You wouldn't think that getting a little angry would lead to the creation of what is now California's oldest state park, Big Basin Redwoods near Santa Cruz.
But that is just what happened when San Jose photographer and artist Andrew P. Hill took photographs of the coastal redwood forest about 65 miles south of San Francisco.
His portrait-painting business hadn't been doing well, so he added to his income by taking pictures. World Wide Magazine hired him to take photographs of the Santa Cruz-area redwoods after a fire, reportedly doused by wine from a local winery. The property landowner confronted Hill, accused him of trespassing and demanded his glass negatives.
"I was a little angry and somewhat disgusted with my reception at the Santa Cruz Big Trees. It made me think. There were still 15 minutes until the train time. Just as the gate closed, the thought flashed through my mind that these trees, because of their size and antiquity, were among the natural wonders of the world and should be saved for posterity. I said to myself, 'I will start a campaign immediately to make a public park of the place,' " he recalled in his memoirs.
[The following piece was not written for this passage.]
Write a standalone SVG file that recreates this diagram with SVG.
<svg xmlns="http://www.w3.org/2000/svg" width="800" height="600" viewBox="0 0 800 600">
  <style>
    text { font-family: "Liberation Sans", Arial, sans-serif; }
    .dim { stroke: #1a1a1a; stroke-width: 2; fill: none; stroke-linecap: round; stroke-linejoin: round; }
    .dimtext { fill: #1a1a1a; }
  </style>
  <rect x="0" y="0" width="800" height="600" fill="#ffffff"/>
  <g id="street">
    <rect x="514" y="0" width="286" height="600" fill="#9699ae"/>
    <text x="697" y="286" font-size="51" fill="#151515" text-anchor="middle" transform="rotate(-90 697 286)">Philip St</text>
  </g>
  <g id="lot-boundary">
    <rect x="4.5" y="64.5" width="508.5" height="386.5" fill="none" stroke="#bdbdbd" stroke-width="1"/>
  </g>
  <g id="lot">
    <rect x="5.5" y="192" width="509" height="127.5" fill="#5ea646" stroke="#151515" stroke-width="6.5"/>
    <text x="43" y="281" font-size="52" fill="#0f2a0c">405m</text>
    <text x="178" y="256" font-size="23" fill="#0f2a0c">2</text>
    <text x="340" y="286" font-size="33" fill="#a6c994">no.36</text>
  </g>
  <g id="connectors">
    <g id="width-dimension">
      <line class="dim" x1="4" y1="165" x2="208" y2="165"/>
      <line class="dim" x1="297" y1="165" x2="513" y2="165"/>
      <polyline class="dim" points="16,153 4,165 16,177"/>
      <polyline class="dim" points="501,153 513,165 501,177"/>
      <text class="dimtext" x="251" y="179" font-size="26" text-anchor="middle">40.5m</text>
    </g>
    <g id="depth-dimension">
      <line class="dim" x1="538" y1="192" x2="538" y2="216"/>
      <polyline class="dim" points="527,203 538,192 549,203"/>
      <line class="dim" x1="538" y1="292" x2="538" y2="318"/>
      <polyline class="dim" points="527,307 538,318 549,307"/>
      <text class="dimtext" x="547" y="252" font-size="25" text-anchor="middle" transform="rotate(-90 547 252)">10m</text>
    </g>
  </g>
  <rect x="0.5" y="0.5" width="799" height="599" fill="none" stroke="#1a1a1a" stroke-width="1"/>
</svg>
And that is just what Hill did.
He lobbied some prominent people, and on May 18, 1900, Hill and his fellow activists founded the Sempervirens Club. The club members agreed that Big Basin, then owned by a lumber company, should be preserved as a public park.
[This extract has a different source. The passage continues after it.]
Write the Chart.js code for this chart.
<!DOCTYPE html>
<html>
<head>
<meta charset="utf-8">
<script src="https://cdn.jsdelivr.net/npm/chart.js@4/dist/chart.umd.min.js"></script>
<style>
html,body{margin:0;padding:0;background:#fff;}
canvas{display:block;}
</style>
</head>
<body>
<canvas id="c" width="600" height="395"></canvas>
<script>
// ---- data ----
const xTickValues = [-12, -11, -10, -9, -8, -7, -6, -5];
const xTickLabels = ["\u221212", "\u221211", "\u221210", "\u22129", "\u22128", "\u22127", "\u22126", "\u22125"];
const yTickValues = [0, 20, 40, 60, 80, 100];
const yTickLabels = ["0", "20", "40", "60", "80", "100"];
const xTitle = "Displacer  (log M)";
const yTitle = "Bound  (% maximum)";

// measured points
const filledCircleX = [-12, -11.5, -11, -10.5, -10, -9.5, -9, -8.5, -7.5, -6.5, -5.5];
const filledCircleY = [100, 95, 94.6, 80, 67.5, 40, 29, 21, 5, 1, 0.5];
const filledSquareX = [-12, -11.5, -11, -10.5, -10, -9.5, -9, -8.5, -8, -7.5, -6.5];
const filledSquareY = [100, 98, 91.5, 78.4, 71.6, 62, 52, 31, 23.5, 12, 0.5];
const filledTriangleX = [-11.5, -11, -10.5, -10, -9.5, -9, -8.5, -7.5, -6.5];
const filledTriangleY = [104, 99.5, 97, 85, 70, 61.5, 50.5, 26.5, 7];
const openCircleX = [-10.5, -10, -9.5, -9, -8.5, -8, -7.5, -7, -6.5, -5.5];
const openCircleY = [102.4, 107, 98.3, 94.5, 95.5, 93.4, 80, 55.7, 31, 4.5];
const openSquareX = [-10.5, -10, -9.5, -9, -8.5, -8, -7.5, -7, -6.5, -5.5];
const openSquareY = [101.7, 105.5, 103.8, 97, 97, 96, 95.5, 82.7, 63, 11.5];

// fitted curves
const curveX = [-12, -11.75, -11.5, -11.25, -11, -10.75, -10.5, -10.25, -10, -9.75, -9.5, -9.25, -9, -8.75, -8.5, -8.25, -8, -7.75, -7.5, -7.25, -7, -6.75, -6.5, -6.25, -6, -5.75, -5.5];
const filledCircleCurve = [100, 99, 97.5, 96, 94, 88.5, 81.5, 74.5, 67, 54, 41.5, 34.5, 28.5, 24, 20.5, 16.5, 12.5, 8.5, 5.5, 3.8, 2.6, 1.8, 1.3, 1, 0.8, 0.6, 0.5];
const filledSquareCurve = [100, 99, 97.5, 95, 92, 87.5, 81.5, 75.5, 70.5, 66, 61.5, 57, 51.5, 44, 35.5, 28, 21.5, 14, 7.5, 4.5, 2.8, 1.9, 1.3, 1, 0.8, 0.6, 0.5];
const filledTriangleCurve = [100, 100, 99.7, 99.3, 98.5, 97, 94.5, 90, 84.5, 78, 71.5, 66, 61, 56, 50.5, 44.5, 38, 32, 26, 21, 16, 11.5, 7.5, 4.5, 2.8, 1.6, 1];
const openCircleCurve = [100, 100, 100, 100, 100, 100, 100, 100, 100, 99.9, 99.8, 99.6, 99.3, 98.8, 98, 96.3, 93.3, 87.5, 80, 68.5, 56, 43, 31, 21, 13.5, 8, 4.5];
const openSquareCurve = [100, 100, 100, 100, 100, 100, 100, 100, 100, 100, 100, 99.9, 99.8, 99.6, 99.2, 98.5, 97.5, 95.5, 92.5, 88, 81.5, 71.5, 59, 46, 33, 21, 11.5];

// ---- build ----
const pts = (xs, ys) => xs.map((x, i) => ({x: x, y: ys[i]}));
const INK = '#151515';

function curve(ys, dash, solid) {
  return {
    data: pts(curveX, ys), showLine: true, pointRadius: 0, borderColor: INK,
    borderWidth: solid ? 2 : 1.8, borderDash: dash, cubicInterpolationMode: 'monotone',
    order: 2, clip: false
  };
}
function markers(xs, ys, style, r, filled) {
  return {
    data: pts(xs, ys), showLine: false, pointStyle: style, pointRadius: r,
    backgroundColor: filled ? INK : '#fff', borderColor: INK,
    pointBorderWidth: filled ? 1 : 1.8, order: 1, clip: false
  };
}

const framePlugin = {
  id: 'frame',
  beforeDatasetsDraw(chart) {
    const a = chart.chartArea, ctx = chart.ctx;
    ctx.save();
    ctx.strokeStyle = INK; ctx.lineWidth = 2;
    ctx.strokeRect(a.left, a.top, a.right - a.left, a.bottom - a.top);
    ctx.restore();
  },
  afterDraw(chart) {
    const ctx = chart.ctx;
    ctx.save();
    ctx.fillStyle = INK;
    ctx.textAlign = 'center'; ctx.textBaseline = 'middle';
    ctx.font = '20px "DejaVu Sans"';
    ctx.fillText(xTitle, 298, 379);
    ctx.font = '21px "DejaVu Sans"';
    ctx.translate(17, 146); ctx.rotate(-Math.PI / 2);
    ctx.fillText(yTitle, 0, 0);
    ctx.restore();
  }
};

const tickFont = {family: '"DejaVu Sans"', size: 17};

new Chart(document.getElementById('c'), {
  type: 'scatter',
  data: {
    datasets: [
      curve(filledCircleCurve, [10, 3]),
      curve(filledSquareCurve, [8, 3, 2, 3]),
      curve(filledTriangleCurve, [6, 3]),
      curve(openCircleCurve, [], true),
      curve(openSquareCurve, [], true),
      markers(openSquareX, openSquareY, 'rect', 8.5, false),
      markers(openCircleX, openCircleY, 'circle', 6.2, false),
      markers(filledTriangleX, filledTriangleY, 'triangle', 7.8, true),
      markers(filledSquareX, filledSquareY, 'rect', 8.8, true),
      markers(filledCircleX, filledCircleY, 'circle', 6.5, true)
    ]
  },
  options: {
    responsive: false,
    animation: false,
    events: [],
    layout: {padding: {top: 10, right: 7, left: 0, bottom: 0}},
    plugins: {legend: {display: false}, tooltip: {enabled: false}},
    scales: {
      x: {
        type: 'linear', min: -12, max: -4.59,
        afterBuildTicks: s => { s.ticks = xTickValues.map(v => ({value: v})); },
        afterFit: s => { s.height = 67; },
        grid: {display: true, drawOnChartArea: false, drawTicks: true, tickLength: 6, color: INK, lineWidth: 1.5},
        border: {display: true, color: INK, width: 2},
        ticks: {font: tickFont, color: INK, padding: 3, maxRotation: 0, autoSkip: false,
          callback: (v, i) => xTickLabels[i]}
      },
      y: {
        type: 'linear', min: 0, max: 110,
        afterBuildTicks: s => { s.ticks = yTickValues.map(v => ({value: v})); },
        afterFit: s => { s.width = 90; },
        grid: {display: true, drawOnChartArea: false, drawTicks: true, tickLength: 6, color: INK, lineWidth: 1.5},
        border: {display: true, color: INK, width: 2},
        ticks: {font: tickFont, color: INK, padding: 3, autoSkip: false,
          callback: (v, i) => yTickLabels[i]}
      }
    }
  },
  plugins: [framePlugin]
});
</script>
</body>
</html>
For two years, the club lobbied legislators and the governor to come up with $250,000 to buy 5,000 acres of the forest. Opponents, including the San Francisco Call, argued that the price was higher than the land was worth. Then it turned out that the $250,000 would buy only 2,500 acres.
Hill persuaded San Francisco Mayor James Phelan to guarantee $50,000 to pay the lumber company directly with the proviso that if the state didn't come up with the rest, the money would still go to the lumber company.
The legislators voted unanimously for the project, and the governor signed the bill.
It was said that if Hill and the Sempervirens Club hadn't acted when they did, the coastal redwoods would have disappeared within six months.
While Big Basin is California's oldest state park, it wasn't exactly the first one. In 1864, Congress and President Abraham Lincoln granted Yosemite Valley to California to establish a state park. The action made California the first state in the country to have a state park.
California didn't take good care of the valley, which worried people like naturalist John Muir. So in 1906, Yosemite Valley and Mariposa Grove became a national park.
Hill kept active working to preserve his beloved redwoods. He spent his summers at Big Basin; he took pictures of the trees and had a photography store there.
He never made a lot of money. When he died, he left his family $900, but his legacy to the people of California remains priceless.